Menurutnya, kedua orang itu mengaku telah menyesatkan pasukan keamanan yang mengarah pada pembunuhan seorang warga Hindu setempat.
Polisi pada Minggu mengklaim membunuh Abu Usman, seorang "komandan senior" LeT, di distrik Poonch, Kashmir selatan, dalam tembak-menembak 12 jam.
Pada hari yang sama polisi juga mengklaim membunuh seorang komandan lain LeT bernama Fahadullah, seorang warga Pakistan, selama bentrokan sengit di distrik Kupwara, Kashmir utara, yang berbatasan dengan wilayah Kashmir yang dikuasai Pakistan.
Fahadullah adalah "komandan divisi" LeT untuk Kashmir utara dan kematiannya merupakan "kemunduran besar" bagi kelompok itu, kata pejabat tinggi kepolisian Muneer Khan kepada wartawan.
LeT yang bermarkas di Pakistan dituduh bertanggung jawab atas serangan-serangan Mumbai 2008 yang menewaskan 166 orang, namun kelompok itu membantah tuduhan tersebut.
Lebih dari 47.000 orang -- warga sipil, militan dan aparat keamanan -- tewas dalam pemberontakan muslim di Kashmir India sejak akhir 1980-an.
Pejuang Kashmir menginginkan kemerdekaan wilayah itu dari India atau penggabungannya dengan Pakistan yang penduduknya beragama Islam.
New Delhi menuduh Islamabad membantu dan melatih pejuang Kashmir India. Pakistan membantah tuduhan itu namun mengakui memberikan dukungan moral dan diplomatik bagi perjuangan rakyat Kashmir untuk menentukan nasib mereka sendiri.
Perbatasan de fakto memisahkan Kashmir antara India dan Pakistan.

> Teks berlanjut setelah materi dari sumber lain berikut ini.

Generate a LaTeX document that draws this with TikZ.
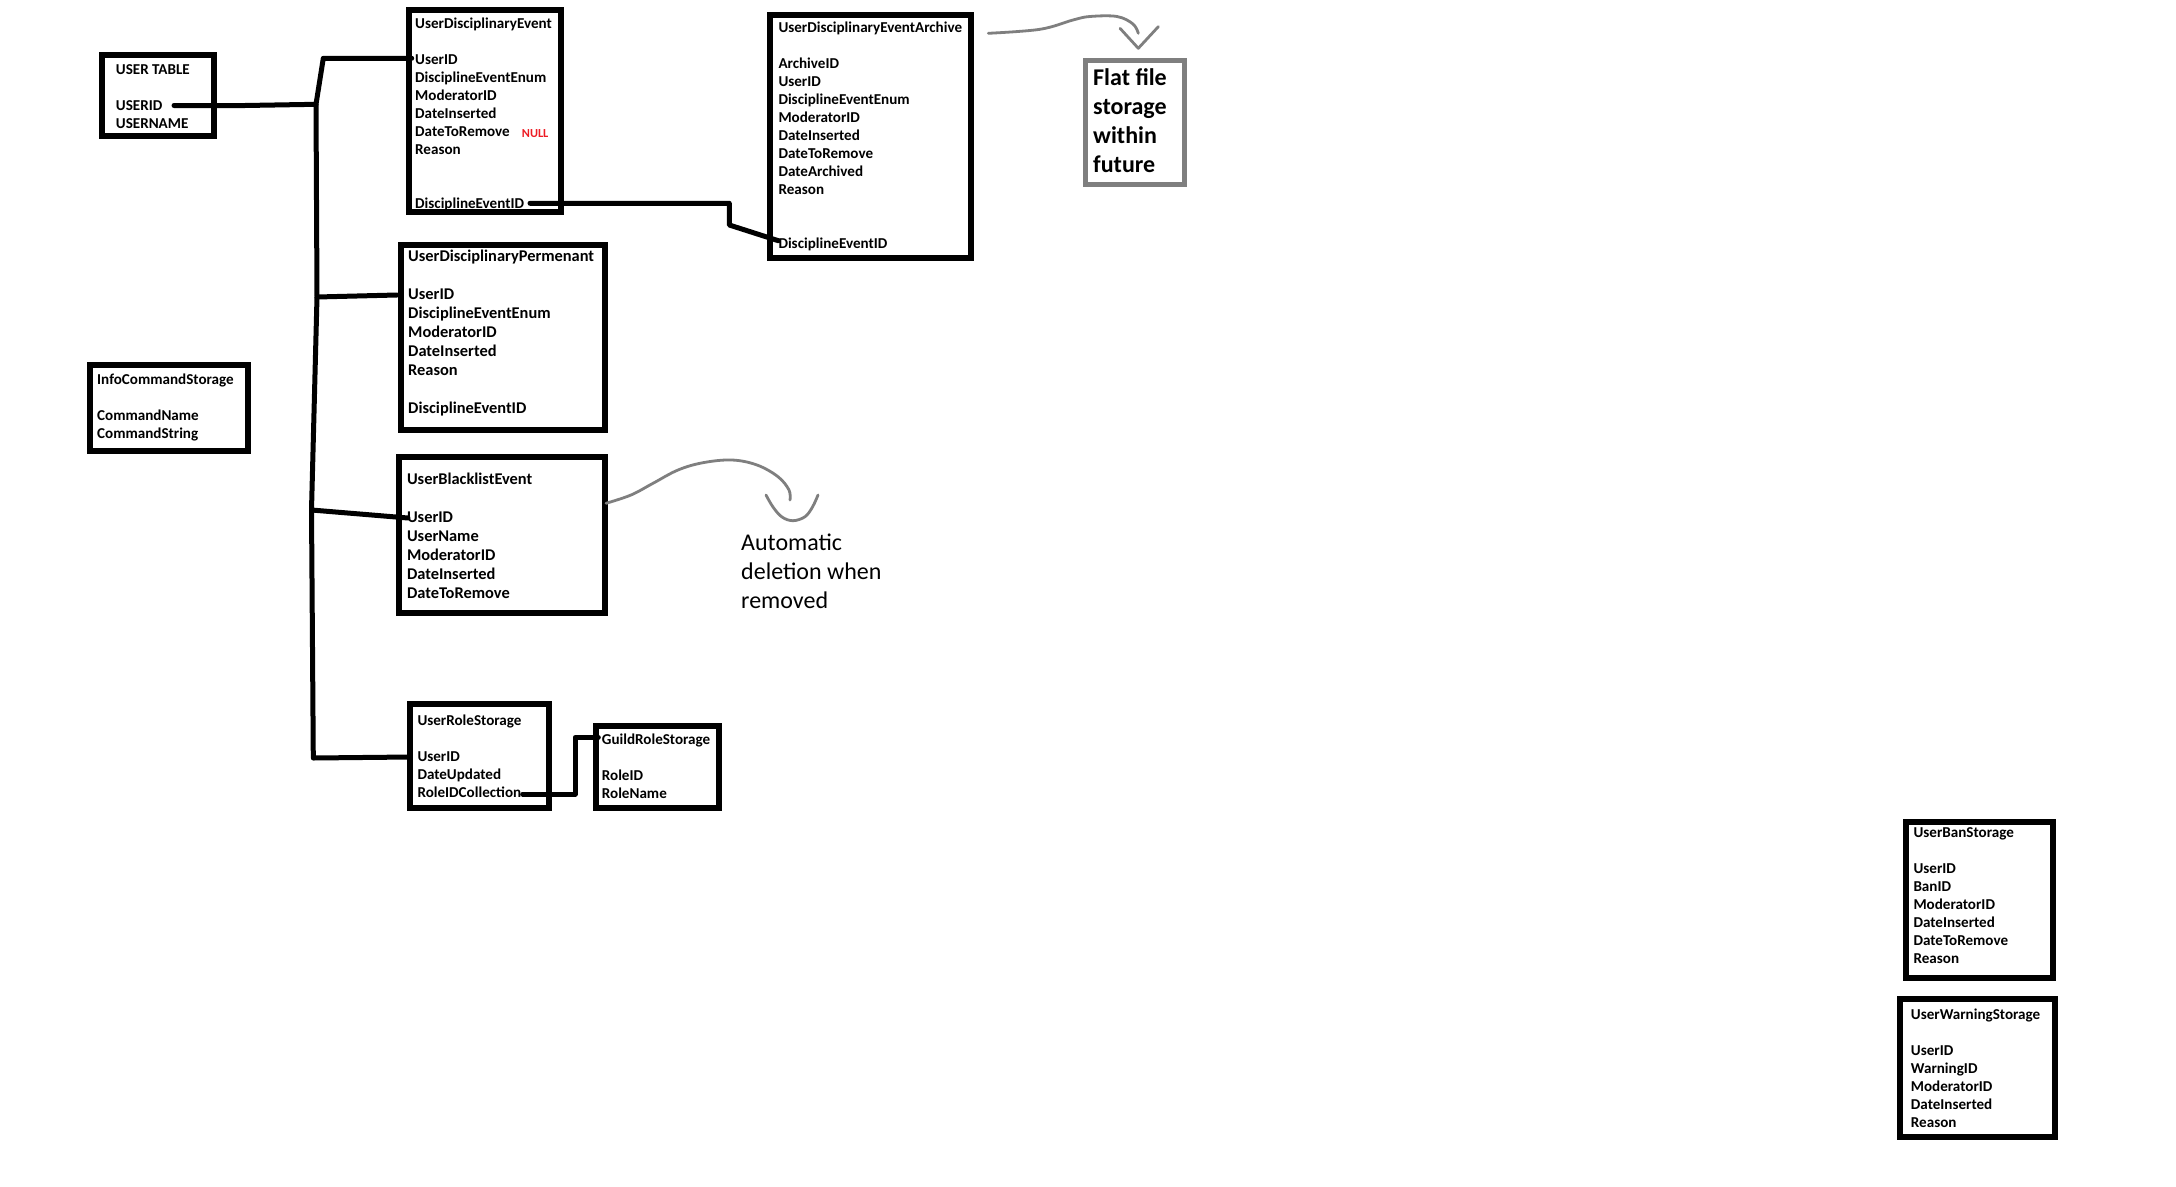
\documentclass[tikz,border=0pt]{standalone}
\usepackage{fontspec}
\setmainfont{Carlito}
\definecolor{notegray}{RGB}{127,127,127}
\definecolor{nullred}{RGB}{237,28,36}
% one text node per line: name, style, x, first baseline, line step, {index/text,...}
\newcommand\textlines[6]{%
  \foreach \k/\t in {#6} \node[#2] (#1-\k) at (#3,{#4+#5*\k}) {\t};}
\begin{document}
\begin{tikzpicture}[x=1pt,y=-1pt,
  tbl/.style={draw=black, line width=5.5pt, inner sep=0pt, outer sep=0pt},
  notebox/.style={draw=notegray, line width=4.7pt, inner sep=0pt, outer sep=0pt},
  field/.style={anchor=base west, inner sep=0pt, font=\fontsize{15.1}{18}\selectfont\bfseries},
  fieldlg/.style={field, font=\fontsize{16.4}{19}\selectfont\bfseries},
  notetext/.style={anchor=base west, inner sep=0pt, font=\fontsize{24}{29}\selectfont},
  notebold/.style={notetext, font=\fontsize{24}{29}\selectfont\bfseries},
  nullmark/.style={anchor=base west, inner sep=0pt, text=nullred, font=\fontsize{12.3}{14}\selectfont\bfseries},
  link/.style={draw=black, line width=5pt, line cap=round, line join=round},
  hint/.style={draw=notegray, line width=2.8pt, line cap=round, line join=round}]

\useasboundingbox (0,0) rectangle (2176,1186);
\fill[white] (0,0) rectangle (2176,1186);

% ---- tables ----
\node[tbl, minimum width=112pt, minimum height=81pt]  (ut)  at (158,95.5) {};
\node[tbl, minimum width=152pt, minimum height=202pt] (ude) at (485,111) {};
\node[tbl, minimum width=201pt, minimum height=243pt] (arc) at (870.5,136.5) {};
\node[tbl, minimum width=204pt, minimum height=185pt] (udp) at (503,337.5) {};
\node[tbl, minimum width=158pt, minimum height=86pt]  (ics) at (169,408) {};
\node[tbl, minimum width=206pt, minimum height=156pt] (ube) at (502,535) {};
\node[tbl, minimum width=139pt, minimum height=104pt] (urs) at (479.5,756) {};
\node[tbl, minimum width=123pt, minimum height=82pt]  (grs) at (657.5,767) {};
\node[tbl, minimum width=147pt, minimum height=156pt] (ubs) at (1979.5,900) {};
\node[tbl, minimum width=155pt, minimum height=138pt] (uws) at (1977.5,1068) {};
\node[notebox, minimum width=99pt, minimum height=124pt] (flat) at (1135,122.5) {};

% ---- table fields ----
\textlines{utf}{field}{115.7}{74.3}{18}{0/USER TABLE, 2/USERID, 3/USERNAME}
\textlines{udef}{field}{415}{28.3}{18}{0/UserDisciplinaryEvent, 2/UserID, 3/DisciplineEventEnum, 4/ModeratorID, 5/DateInserted, 6/DateToRemove, 7/Reason, 10/DisciplineEventID}
\node[nullmark] (nullnote) at (521.7,137.5) {NULL};
\textlines{arcf}{field}{778.3}{32.7}{18}{0/UserDisciplinaryEventArchive, 2/ArchiveID, 3/UserID, 4/DisciplineEventEnum, 5/ModeratorID, 6/DateInserted, 7/DateToRemove, 8/DateArchived, 9/Reason, 12/DisciplineEventID}
\textlines{udpf}{fieldlg}{408}{261}{19.1}{0/UserDisciplinaryPermenant, 2/UserID, 3/DisciplineEventEnum, 4/ModeratorID, 5/DateInserted, 6/Reason, 8/DisciplineEventID}
\textlines{icsf}{field}{97}{384.3}{18}{0/InfoCommandStorage, 2/CommandName, 3/CommandString}
\textlines{ubef}{fieldlg}{406.8}{484.3}{19}{0/UserBlacklistEvent, 2/UserID, 3/UserName, 4/ModeratorID, 5/DateInserted, 6/DateToRemove}
\textlines{ursf}{field}{417.3}{725}{18}{0/UserRoleStorage, 2/UserID, 3/DateUpdated, 4/RoleIDCollection}
\textlines{grsf}{field}{601.7}{744}{18}{0/GuildRoleStorage, 2/RoleID, 3/RoleName}
\textlines{ubsf}{field}{1913.3}{837.7}{18}{0/UserBanStorage, 2/UserID, 3/BanID, 4/ModeratorID, 5/DateInserted, 6/DateToRemove, 7/Reason}
\textlines{uwsf}{field}{1910.7}{1019}{18}{0/UserWarningStorage, 2/UserID, 3/WarningID, 4/ModeratorID, 5/DateInserted, 6/Reason}

% ---- notes ----
\textlines{flatt}{notebold}{1093}{85}{29.1}{0/Flat file, 1/storage, 2/within, 3/future}
\textlines{autot}{notetext}{741}{550.3}{29}{0/Automatic, 1/deletion when, 2/removed}

% ---- key links ----
\coordinate (utdot)  at (174,105.5);
\coordinate (utbend) at (245,105.5);
\coordinate (j0)     at (316,104.3);
\coordinate (j0top)  at (323.3,58.3);
\coordinate (udein)  at (411.7,58.3);
\coordinate (j1)     at (317,297);
\coordinate (udpin)  at (397,295);
\coordinate (j2)     at (311.5,510);
\coordinate (ubein)  at (408,518);
\coordinate (j3)     at (313.3,758);
\coordinate (ursin)  at (410,757);

\draw[link] (utdot) -- (utbend) -- (j0) -- (j0top) -- (udein);
\draw[link] (j0) -- (j1) -- (j2) -- (j3) -- (ursin);
\draw[link] (j1) -- (udpin);
\draw[link] (j2) -- (ubein);

\coordinate (udedot) at (530,203.3);
\coordinate (arcb1)  at (729.3,203.3);
\coordinate (arcb2)  at (729.3,225);
\coordinate (arcin)  at (778.3,240.7);
\draw[link] (udedot) -- (arcb1) -- (arcb2) -- (arcin);

\coordinate (ursdot) at (522.7,794);
\coordinate (grsb1)  at (575,794);
\coordinate (grsb2)  at (575,737.3);
\coordinate (grsin)  at (598.3,737.3);
\draw[link] (ursdot) -- (grsb1) -- (grsb2) -- (grsin);

% ---- hand-drawn note arrows ----
\draw[hint] plot[smooth, tension=0.6] coordinates {(988.3,33.3) (1040,29.3) (1073,20) (1090,16.5) (1117,16.5) (1133,24) (1138.3,33.3)};
\draw[hint] (1120,28.3) -- (1138.3,48.3) -- (1158.3,26.7);

\draw[hint] plot[smooth, tension=0.6] coordinates {(606,503.3) (631,495) (653,483.3) (678,470) (703,462.7) (732,460) (757,465) (778,476.7) (789,490) (790,500)};
\draw[hint] plot[smooth, tension=0.6] coordinates {(766,495) (773,507) (782,517) (793,520.7) (805,516.7) (812.5,507) (818,495)};

\end{tikzpicture}
\end{document}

Dua dari tiga perang antara kedua negara itu meletus karena masalah Kashmir, satu-satunya negara bagian yang berpenduduk mayoritas muslim di India yang penduduknya beragama Hindu.
Serangan-serangan pada 2008 di Mumbai, ibukota finansial dan hiburan India, telah memperburuk hubungan antara India dan Pakistan.
New Delhi menghentikan dialog dengan Islamabad yang dimulai pada 2004 setelah serangan-serangan Mumbai pada November 2008 yang menewaskan lebih dari 166 orang.
India menyatakan memiliki bukti bahwa "badan-badan resmi" di Pakistan terlibat dalam perencanaan dan pelaksanaan serangan-serangan itu -- tampaknya menunjuk pada badan intelijen dan militer Pakistan. Islamabad membantah tuduhan tersebut.
Sejumlah pejabat India menuduh serangan itu dilakukan oleh kelompok dukungan Pakistan, Lashkar-e-Taiba, yang memerangi kekuasaan India di Kashmir dan terkenal karena serangan terhadap parlemen India pada 2001. Namun, juru bicara Lashkar membantah terlibat dalam serangan tersebut.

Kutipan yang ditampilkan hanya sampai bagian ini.